NEWS

ニュース

  • 連載
  • 20.08.31

《転職相談から読み解く》本人のスキルや特性を生かした人事制度の重要性【TIPLOG CAREER 代表取締役 高津守氏】

お悩み Case.5 33歳(女性)元ウエディングプランナーさんからの転職相談

【優秀なプランナーは優秀なマネジャーになれる?】

 関西エリアのゲストハウスにて1つのチャペルと2つのバンケットがある会場にて支配人をしている女性からウエディング業界をやめて別の業界に行きたいと相談を受けました。大学を卒業後、新卒で入社し、現在10年目。これまで一貫性で新規接客からプランニング、当日のサポートまで行うプランナーとして活躍し、お客様からも絶大な評価をいただく優秀なプランナーでした。2年ほど前にその実績が会社から認められ、会場の支配人としてマネジメントのポジションに昇格。会社から認められたことはとても嬉しいことではあったものの、プランナーとしてカップルとの打合せなど一線から退く形になりました。 マネジメント職を一生懸命に取り組んでいましたが、業績は思うように上がらず。
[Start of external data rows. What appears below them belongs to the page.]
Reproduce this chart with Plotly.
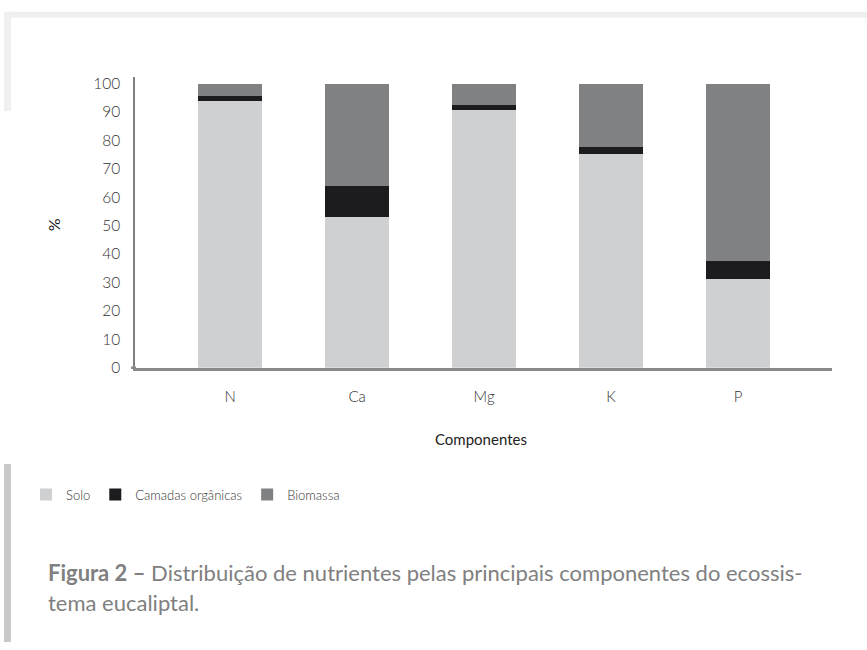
import plotly.graph_objects as go

categories = ["N", "Ca", "Mg", "K", "P"]
solo = [93.8, 53.0, 90.7, 75.1, 31.2]
camadas = [1.7, 11.0, 1.8, 2.4, 6.5]
biomassa = [4.5, 36.0, 7.5, 22.5, 62.3]
series_names = ["Solo", "Camadas orgânicas", "Biomassa"]
series_colors = ["#cfd0d2", "#1c1b1d", "#808183"]
y_ticks = [0, 10, 20, 30, 40, 50, 60, 70, 80, 90, 100]

W, H = 867, 650
def px(x):
    return x / W
def py(y):
    return (H - y) / H

FONT = "Lato"

fig = go.Figure()
for name, vals, col in zip(series_names, [solo, camadas, biomassa], series_colors):
    fig.add_trace(go.Bar(x=categories, y=vals, name=name, marker=dict(color=col, line=dict(width=0)),
                         width=0.5))

fig.update_layout(
    width=W, height=H,
    margin=dict(l=0, r=0, t=0, b=0),
    paper_bgcolor="white", plot_bgcolor="white",
    barmode="stack",
    font=dict(family=FONT, color="#333333"),
    xaxis=dict(domain=[px(135), px(832)], range=[-0.75, 4.74], showgrid=False, zeroline=False,
               showline=True, linecolor="#8a8a8a", linewidth=2.5, ticks="",
               tickfont=dict(size=15, color="#333333", family=FONT, weight=300),
               ticklabelstandoff=14, fixedrange=True),
    yaxis=dict(domain=[py(371), py(75)], range=[0, 102.4], showgrid=False, zeroline=False,
               showline=True, linecolor="#808080", linewidth=1.5, ticks="",
               tickvals=y_ticks, ticktext=[str(v) for v in y_ticks],
               tickfont=dict(size=15.5, color="#333333", family=FONT, weight=300),
               ticklabelstandoff=10, fixedrange=True),
    showlegend=True,
    legend=dict(orientation="h", x=px(26), y=py(500), xanchor="left", yanchor="middle",
                font=dict(size=13, color="#333333", family=FONT, weight=300),
                itemwidth=30, traceorder="normal", bgcolor="rgba(0,0,0,0)"),
    shapes=[
        # decorative frame at top
        dict(type="rect", xref="paper", yref="paper", x0=px(4), x1=1, y0=py(15), y1=py(9),
             fillcolor="#f0f0f0", line=dict(width=0), layer="below"),
        dict(type="rect", xref="paper", yref="paper", x0=px(4), x1=px(11), y0=py(110), y1=py(9),
             fillcolor="#f0f0f0", line=dict(width=0), layer="below"),
        # caption side bar
        dict(type="rect", xref="paper", yref="paper", x0=px(4), x1=px(11), y0=0, y1=py(469),
             fillcolor="#c9c9c9", line=dict(width=0), layer="below"),
        # axis stub at zero
        dict(type="line", xref="paper", yref="paper", x0=px(131), x1=px(136), y0=py(371), y1=py(371),
             line=dict(color="#8a8a8a", width=2.5)),
    ],
    annotations=[
        dict(text="%", xref="paper", yref="paper", x=px(53), y=py(226), textangle=-90,
             showarrow=False, font=dict(size=16, color="#111111", family=FONT), xanchor="center", yanchor="middle"),
        dict(text="Componentes", xref="paper", yref="paper", x=px(481), y=py(444),
             showarrow=False, font=dict(size=15, color="#222222", family=FONT), xanchor="center", yanchor="middle"),
        dict(text="<b>Figura 2 –</b> Distribuição de nutrientes pelas principais componentes do ecossis-",
             xref="paper", yref="paper", x=px(46), y=py(579), xanchor="left", yanchor="middle",
             showarrow=False, font=dict(size=22, color="#808080", family=FONT)),
        dict(text="tema eucaliptal.",
             xref="paper", yref="paper", x=px(46), y=py(610), xanchor="left", yanchor="middle",
             showarrow=False, font=dict(size=22, color="#808080", family=FONT)),
    ],
)

fig.write_html("out.html", config={"displayModeBar": False},
               post_script="document.body.style.margin='0px';document.body.style.overflow='hidden';")
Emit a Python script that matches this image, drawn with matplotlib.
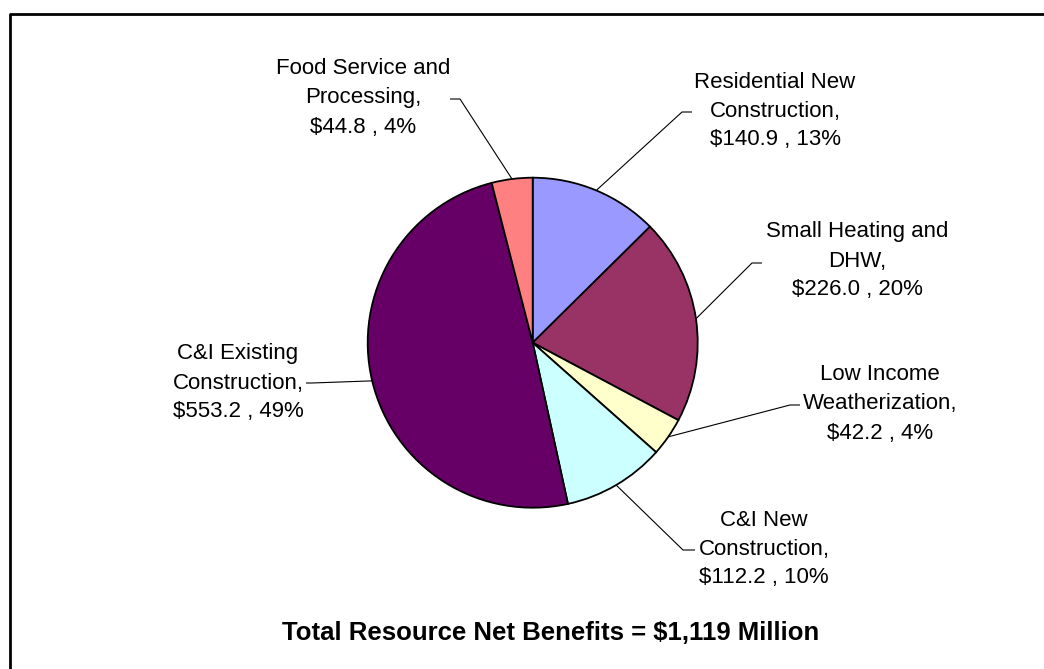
import numpy as np
import matplotlib
matplotlib.use("Agg")
import matplotlib.pyplot as plt

plt.rcParams['font.family'] = ['Liberation Sans', 'DejaVu Sans']

# program net benefits, $ million
programs = ["Residential New\nConstruction", "Small Heating and\nDHW",
            "Low Income\nWeatherization", "C&I New\nConstruction",
            "C&I Existing\nConstruction", "Food Service and\nProcessing"]
benefits = [140.9, 226.0, 42.2, 112.2, 553.2, 44.8]
colors = ["#9999FF", "#993366", "#FFFFCC", "#CCFFFF", "#660066", "#FF8080"]
title = "Total Resource Net Benefits = $1,119 Million"

W, H = 1044, 669
cx, cy, R = 532.7, H - 342.7, 165

# label centre and leader elbow for each slice (pixels from top-left)
label_pos = [(775, 111), (857, 261), (880, 404), (764, 549), (238, 383), (363, 98)]
elbows = [((692, 112), (682, 112)), ((762, 263), (752, 263)),
          ((800, 405), (790, 405)), ((695, 550), (683, 550)),
          ((306, 383), (312, 383)), ((450, 99), (460, 99))]

fig = plt.figure(figsize=(W / 100, H / 100), dpi=100)
ax = fig.add_axes([0, 0, 1, 1])
wedges, _ = ax.pie(benefits, colors=colors, startangle=90, counterclock=False,
                   center=(cx, cy), radius=R,
                   wedgeprops=dict(edgecolor="black", linewidth=1.3))
ax.set_xlim(0, W)
ax.set_ylim(0, H)
ax.set_aspect("auto")
ax.axis("off")

total = sum(benefits)
for w, name, val, (lx, ly), (e0, e1) in zip(wedges, programs, benefits, label_pos, elbows):
    ang = np.deg2rad((w.theta1 + w.theta2) / 2)
    px, py = cx + R * np.cos(ang), cy + R * np.sin(ang)
    ax.plot([e0[0], e1[0], px], [H - e0[1], H - e1[1], py],
            color="black", lw=0.8, solid_capstyle="butt")
    txt = f"{name},\n${val:.1f} , {val / total * 100:.0f}%"
    ax.text(lx, H - ly, txt, ha="center", va="center", fontsize=16,
            linespacing=1.5, color="black")

fig.text(551 / W, 1 - 633 / H, title, ha="center", va="center",
         fontsize=18.5, fontweight="bold")

# chart border, left and top edges
fig.add_artist(plt.Line2D([9.5 / W, 9.5 / W, 1], [0, 1 - 13.5 / H, 1 - 13.5 / H],
                          transform=fig.transFigure, color="black", lw=2))

fig.savefig("out.png", dpi=100, facecolor="white")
会社から指摘をうけることが増え、周囲からも成果を出せない支配人とレッテルを貼られてしまっているようです。自信を失い、ブライダルではない別の業界に転職を考え始めたそうです。

 このケースを元に、企業およびブライダル業界について考えてみましょう。
 はじめに着眼したいポイントは、会場支配人としての育成システムやサポートはしっかり行われていたのかということ。一般社員から主任になり、セクションを取りまとめる課長になり、全体をまとめる支配人へと昇格。それぞれの役職によって、あるべき人材像やマネジメントをする上でのスキルを磨くサポートが必要です。これまで本人は部下で上司からマネジメントされる経験をしているからやり方は理解しているだろうとポジションだけ与えてサポートしていない会社が多くあるのではないでしょうか。マネジメントとリーダーシップ、支配人クラスになれば、ヒト・モノ・カネと経営の様々な領域を踏まえて会場を動かしていく必要があります。そのためにも本人の独学やセンスだけでなく会社や上司からサポートも必要になってきます。

 次に、抑えておきたいのが本人の特性を理解しておくということ。これはブライダル業界だけなく日本の企業全般で言えることですが、実績を残している人材はマネジャーになるというレールです。日本の給与制度の多くは役職給などで差をつけていくケースが多く、昇格しなければ給与を多く支払うことができない場合が多いです。例えば営業マンの売上成績がトップを連発している。だからマネジャーに昇格させる。マネジャーになったが組織をまとめる力がなく出来ない社員として降格させられるケースが多くあります。押えておきたいポイントは優秀な営業マンが必ず優秀なマネジャーになる保証はないということ。よくスポーツ界でも言われますが、優秀な選手が名監督になる保証はないのと同じです。